> _WORK TO COMPLETE_:
Comb the records below for the string "this" and copy each line where it turns up.

[BEGIN MATERIAL TO PROCESS]

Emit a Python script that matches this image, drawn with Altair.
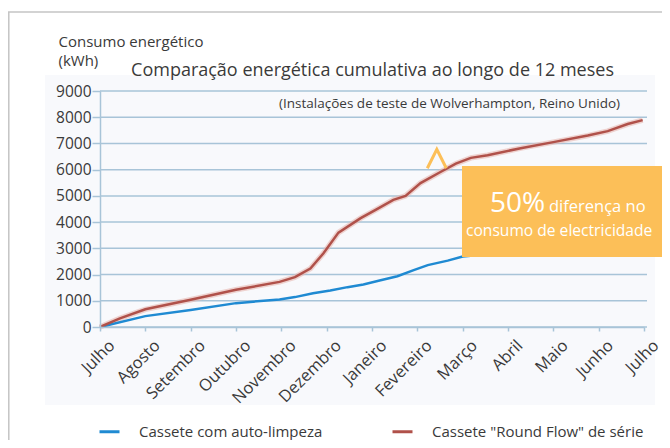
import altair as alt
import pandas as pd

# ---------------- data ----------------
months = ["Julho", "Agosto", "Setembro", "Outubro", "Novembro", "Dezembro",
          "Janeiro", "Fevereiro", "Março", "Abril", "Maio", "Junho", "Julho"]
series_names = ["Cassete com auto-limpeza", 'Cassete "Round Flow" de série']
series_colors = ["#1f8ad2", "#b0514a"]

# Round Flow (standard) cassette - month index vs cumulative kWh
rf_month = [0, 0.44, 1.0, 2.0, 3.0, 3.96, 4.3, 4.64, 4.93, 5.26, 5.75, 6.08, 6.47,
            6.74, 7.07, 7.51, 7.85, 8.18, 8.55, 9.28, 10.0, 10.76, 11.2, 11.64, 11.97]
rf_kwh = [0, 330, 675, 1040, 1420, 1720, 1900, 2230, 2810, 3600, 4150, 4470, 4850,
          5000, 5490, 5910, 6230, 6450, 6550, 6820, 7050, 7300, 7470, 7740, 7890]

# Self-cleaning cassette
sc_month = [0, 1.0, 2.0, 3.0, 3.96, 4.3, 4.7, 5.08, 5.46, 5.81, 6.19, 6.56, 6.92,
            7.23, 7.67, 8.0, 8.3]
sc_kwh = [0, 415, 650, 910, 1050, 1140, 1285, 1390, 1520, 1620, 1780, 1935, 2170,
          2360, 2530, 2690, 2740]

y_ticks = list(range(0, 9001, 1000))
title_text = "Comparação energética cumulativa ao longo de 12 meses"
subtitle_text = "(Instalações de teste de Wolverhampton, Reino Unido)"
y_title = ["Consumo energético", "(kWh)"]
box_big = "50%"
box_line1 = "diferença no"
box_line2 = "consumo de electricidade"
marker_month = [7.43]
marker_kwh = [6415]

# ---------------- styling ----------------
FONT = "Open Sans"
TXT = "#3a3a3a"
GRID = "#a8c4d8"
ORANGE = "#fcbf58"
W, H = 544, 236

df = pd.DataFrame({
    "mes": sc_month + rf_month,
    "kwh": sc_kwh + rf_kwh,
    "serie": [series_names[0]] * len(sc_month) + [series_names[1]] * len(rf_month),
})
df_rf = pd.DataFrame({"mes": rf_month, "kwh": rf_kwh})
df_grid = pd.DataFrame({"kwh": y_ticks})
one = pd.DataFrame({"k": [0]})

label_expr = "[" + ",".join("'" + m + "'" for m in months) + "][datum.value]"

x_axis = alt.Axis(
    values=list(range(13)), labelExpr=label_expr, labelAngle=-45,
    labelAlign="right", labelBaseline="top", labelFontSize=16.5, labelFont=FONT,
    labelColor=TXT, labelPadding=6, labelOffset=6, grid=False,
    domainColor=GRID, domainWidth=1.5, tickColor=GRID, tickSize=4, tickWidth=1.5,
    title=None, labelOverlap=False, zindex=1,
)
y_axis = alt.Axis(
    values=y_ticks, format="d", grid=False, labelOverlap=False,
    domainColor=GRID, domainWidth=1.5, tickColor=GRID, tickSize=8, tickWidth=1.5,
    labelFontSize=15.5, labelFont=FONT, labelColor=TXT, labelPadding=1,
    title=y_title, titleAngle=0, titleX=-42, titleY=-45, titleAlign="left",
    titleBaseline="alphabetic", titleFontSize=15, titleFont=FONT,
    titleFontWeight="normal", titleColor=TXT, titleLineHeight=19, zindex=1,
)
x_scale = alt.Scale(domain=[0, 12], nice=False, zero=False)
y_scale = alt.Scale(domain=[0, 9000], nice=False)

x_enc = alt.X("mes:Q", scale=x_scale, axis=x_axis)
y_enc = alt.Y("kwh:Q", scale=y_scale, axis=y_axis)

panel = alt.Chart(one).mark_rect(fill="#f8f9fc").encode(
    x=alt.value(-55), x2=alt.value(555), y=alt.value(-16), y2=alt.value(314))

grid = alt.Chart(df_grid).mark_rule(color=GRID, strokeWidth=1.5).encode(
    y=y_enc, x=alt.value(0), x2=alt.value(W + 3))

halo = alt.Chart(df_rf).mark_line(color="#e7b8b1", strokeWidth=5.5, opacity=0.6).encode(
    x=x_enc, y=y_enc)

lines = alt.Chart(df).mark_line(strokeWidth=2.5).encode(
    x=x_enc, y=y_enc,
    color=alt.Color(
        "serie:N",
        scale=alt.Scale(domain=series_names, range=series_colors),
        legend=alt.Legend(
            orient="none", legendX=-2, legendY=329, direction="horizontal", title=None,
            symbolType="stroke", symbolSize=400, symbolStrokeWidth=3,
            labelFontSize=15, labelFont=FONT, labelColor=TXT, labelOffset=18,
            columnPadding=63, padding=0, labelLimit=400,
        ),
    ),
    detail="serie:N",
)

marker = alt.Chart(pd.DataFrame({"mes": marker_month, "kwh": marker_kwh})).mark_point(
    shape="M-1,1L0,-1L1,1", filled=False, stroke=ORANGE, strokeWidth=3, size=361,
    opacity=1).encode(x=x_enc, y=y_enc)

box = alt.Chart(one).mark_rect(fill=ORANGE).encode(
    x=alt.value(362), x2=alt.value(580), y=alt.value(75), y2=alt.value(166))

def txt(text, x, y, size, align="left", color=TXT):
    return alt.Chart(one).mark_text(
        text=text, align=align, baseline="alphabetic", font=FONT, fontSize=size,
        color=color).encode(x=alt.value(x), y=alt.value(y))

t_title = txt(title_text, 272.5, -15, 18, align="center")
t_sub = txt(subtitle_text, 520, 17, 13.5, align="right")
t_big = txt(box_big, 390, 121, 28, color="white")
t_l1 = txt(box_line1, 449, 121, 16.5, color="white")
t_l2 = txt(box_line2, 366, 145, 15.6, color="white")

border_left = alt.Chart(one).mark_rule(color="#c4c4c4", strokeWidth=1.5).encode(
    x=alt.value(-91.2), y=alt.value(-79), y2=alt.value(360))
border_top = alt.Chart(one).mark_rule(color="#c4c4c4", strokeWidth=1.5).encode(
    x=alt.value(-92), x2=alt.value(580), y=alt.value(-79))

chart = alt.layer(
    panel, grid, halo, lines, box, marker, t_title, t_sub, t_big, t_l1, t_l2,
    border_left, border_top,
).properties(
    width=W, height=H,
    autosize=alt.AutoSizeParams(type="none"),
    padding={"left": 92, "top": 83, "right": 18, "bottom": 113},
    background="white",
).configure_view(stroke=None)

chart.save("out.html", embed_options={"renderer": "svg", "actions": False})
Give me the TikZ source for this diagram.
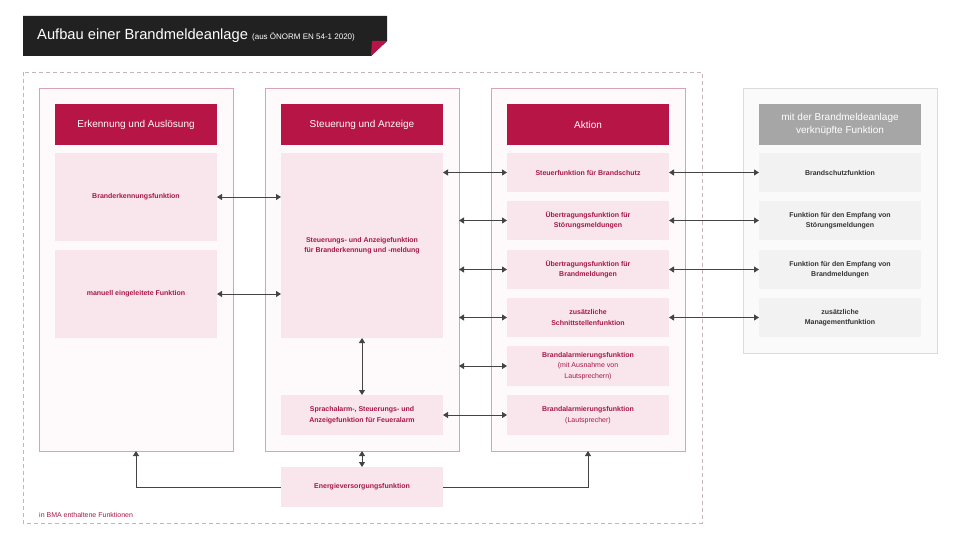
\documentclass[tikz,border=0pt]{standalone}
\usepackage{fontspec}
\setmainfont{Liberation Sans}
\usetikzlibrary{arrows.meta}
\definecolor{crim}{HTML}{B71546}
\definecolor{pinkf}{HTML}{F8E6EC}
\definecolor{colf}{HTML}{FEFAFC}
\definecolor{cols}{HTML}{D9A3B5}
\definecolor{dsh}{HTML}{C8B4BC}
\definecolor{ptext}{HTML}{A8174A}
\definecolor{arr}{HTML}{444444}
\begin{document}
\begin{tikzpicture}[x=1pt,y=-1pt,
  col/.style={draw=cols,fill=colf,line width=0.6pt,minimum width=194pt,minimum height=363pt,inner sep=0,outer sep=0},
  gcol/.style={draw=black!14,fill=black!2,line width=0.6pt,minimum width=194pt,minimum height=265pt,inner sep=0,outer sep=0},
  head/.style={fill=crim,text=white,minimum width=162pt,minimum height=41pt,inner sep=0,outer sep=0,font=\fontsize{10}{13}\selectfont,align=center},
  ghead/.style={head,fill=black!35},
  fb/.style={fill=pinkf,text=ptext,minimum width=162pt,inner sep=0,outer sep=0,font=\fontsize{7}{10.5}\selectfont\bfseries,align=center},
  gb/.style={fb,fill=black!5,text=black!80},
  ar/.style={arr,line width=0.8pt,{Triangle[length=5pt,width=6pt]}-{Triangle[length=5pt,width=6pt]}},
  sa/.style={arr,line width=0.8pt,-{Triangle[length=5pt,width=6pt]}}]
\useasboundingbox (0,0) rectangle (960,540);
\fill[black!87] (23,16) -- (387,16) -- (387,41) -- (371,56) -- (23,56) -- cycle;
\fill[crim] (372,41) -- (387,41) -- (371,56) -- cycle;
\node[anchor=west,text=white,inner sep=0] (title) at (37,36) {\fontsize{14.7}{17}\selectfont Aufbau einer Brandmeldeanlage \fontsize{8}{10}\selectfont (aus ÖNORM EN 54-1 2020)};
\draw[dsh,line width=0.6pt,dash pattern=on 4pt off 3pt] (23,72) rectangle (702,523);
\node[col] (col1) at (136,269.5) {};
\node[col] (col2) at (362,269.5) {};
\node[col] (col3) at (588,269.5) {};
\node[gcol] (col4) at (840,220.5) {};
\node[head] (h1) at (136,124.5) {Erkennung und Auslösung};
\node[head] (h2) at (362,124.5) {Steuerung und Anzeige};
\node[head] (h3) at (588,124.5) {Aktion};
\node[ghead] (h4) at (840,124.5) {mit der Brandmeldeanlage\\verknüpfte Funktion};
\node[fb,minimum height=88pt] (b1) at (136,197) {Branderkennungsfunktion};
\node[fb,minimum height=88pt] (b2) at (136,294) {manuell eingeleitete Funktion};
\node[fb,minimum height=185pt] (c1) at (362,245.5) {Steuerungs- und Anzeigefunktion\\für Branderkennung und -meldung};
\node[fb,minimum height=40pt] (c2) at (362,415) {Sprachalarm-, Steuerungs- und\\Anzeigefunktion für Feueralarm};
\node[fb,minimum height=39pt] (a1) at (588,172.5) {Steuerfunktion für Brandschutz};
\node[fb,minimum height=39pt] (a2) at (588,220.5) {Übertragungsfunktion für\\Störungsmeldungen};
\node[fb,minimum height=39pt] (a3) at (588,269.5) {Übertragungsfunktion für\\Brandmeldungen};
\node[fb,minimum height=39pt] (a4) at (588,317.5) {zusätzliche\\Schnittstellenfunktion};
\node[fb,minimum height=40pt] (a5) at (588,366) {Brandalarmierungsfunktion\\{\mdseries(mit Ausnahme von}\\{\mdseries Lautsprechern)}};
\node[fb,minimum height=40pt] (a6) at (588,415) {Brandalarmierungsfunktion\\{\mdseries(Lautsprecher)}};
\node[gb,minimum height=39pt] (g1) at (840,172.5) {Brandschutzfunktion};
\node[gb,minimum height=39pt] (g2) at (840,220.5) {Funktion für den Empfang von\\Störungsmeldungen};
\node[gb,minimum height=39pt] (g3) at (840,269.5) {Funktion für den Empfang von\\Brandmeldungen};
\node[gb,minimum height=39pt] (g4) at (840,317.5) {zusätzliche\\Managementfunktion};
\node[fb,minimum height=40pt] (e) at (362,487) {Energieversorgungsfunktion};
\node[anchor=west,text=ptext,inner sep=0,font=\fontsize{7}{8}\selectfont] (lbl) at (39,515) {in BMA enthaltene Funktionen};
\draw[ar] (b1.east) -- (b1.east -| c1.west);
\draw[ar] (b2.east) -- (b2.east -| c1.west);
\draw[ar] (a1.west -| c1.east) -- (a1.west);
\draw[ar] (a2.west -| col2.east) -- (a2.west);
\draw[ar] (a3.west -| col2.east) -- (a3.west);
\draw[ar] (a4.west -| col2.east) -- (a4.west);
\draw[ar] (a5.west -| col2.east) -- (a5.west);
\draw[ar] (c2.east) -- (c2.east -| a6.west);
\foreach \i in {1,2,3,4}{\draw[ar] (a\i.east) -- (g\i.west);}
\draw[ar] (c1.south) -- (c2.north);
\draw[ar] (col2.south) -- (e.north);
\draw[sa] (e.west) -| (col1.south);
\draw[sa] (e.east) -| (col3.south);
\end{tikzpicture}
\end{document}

[END MATERIAL TO PROCESS]

> _ANSWER BELOW_:
Emit a Python script that matches this image, drawn with Altair.
Give me the TikZ source for this diagram.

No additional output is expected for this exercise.